◆ WORK TO DO ◆
Please write out the material below exactly as given.

==== AVAILABLE DATA ====

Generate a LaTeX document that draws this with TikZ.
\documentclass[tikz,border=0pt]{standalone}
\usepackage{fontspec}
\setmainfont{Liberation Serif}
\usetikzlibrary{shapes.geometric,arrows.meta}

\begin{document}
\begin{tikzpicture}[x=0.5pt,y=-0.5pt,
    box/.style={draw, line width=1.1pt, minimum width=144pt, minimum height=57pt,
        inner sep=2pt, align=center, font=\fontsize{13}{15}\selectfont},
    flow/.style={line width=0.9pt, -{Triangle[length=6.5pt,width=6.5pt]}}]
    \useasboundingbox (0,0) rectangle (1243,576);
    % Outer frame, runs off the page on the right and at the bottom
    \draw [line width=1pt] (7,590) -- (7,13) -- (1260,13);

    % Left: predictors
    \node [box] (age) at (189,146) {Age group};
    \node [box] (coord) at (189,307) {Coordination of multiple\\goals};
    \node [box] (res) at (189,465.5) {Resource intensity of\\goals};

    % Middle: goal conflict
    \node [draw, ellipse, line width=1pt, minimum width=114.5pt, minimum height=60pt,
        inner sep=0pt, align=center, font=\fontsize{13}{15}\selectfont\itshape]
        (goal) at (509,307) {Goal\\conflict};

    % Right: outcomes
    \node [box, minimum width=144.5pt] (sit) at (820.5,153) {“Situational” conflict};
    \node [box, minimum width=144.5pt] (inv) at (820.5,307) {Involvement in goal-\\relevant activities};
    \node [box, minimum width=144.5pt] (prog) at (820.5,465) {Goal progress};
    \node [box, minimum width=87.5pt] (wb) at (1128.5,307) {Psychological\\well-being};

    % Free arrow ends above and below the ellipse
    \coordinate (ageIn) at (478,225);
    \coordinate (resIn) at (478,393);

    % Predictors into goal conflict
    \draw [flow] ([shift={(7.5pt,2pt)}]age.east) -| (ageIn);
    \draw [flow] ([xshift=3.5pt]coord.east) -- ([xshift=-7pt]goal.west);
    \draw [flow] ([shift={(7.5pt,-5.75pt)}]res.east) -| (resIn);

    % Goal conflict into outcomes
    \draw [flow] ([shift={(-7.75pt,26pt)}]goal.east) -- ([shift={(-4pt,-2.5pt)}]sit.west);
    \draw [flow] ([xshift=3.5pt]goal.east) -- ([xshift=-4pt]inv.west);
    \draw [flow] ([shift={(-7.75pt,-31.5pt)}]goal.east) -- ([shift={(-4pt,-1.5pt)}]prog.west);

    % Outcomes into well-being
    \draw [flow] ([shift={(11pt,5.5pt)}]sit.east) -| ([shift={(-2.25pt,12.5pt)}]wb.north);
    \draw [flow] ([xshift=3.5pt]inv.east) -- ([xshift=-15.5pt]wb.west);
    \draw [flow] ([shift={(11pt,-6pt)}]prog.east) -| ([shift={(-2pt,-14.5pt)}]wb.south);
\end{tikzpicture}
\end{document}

====

◆ COMPLETE OUTPUT ◆
Generate a LaTeX document that draws this with TikZ.
\documentclass[tikz,border=0pt]{standalone}
\usepackage{fontspec}
\setmainfont{Liberation Serif}
\usetikzlibrary{shapes.geometric,arrows.meta}

\begin{document}
\begin{tikzpicture}[x=0.5pt,y=-0.5pt,
    box/.style={draw, line width=1.1pt, minimum width=144pt, minimum height=57pt,
        inner sep=2pt, align=center, font=\fontsize{13}{15}\selectfont},
    flow/.style={line width=0.9pt, -{Triangle[length=6.5pt,width=6.5pt]}}]
    \useasboundingbox (0,0) rectangle (1243,576);
    % Outer frame, runs off the page on the right and at the bottom
    \draw [line width=1pt] (7,590) -- (7,13) -- (1260,13);

    % Left: predictors
    \node [box] (age) at (189,146) {Age group};
    \node [box] (coord) at (189,307) {Coordination of multiple\\goals};
    \node [box] (res) at (189,465.5) {Resource intensity of\\goals};

    % Middle: goal conflict
    \node [draw, ellipse, line width=1pt, minimum width=114.5pt, minimum height=60pt,
        inner sep=0pt, align=center, font=\fontsize{13}{15}\selectfont\itshape]
        (goal) at (509,307) {Goal\\conflict};

    % Right: outcomes
    \node [box, minimum width=144.5pt] (sit) at (820.5,153) {“Situational” conflict};
    \node [box, minimum width=144.5pt] (inv) at (820.5,307) {Involvement in goal-\\relevant activities};
    \node [box, minimum width=144.5pt] (prog) at (820.5,465) {Goal progress};
    \node [box, minimum width=87.5pt] (wb) at (1128.5,307) {Psychological\\well-being};

    % Free arrow ends above and below the ellipse
    \coordinate (ageIn) at (478,225);
    \coordinate (resIn) at (478,393);

    % Predictors into goal conflict
    \draw [flow] ([shift={(7.5pt,2pt)}]age.east) -| (ageIn);
    \draw [flow] ([xshift=3.5pt]coord.east) -- ([xshift=-7pt]goal.west);
    \draw [flow] ([shift={(7.5pt,-5.75pt)}]res.east) -| (resIn);

    % Goal conflict into outcomes
    \draw [flow] ([shift={(-7.75pt,26pt)}]goal.east) -- ([shift={(-4pt,-2.5pt)}]sit.west);
    \draw [flow] ([xshift=3.5pt]goal.east) -- ([xshift=-4pt]inv.west);
    \draw [flow] ([shift={(-7.75pt,-31.5pt)}]goal.east) -- ([shift={(-4pt,-1.5pt)}]prog.west);

    % Outcomes into well-being
    \draw [flow] ([shift={(11pt,5.5pt)}]sit.east) -| ([shift={(-2.25pt,12.5pt)}]wb.north);
    \draw [flow] ([xshift=3.5pt]inv.east) -- ([xshift=-15.5pt]wb.west);
    \draw [flow] ([shift={(11pt,-6pt)}]prog.east) -| ([shift={(-2pt,-14.5pt)}]wb.south);
\end{tikzpicture}
\end{document}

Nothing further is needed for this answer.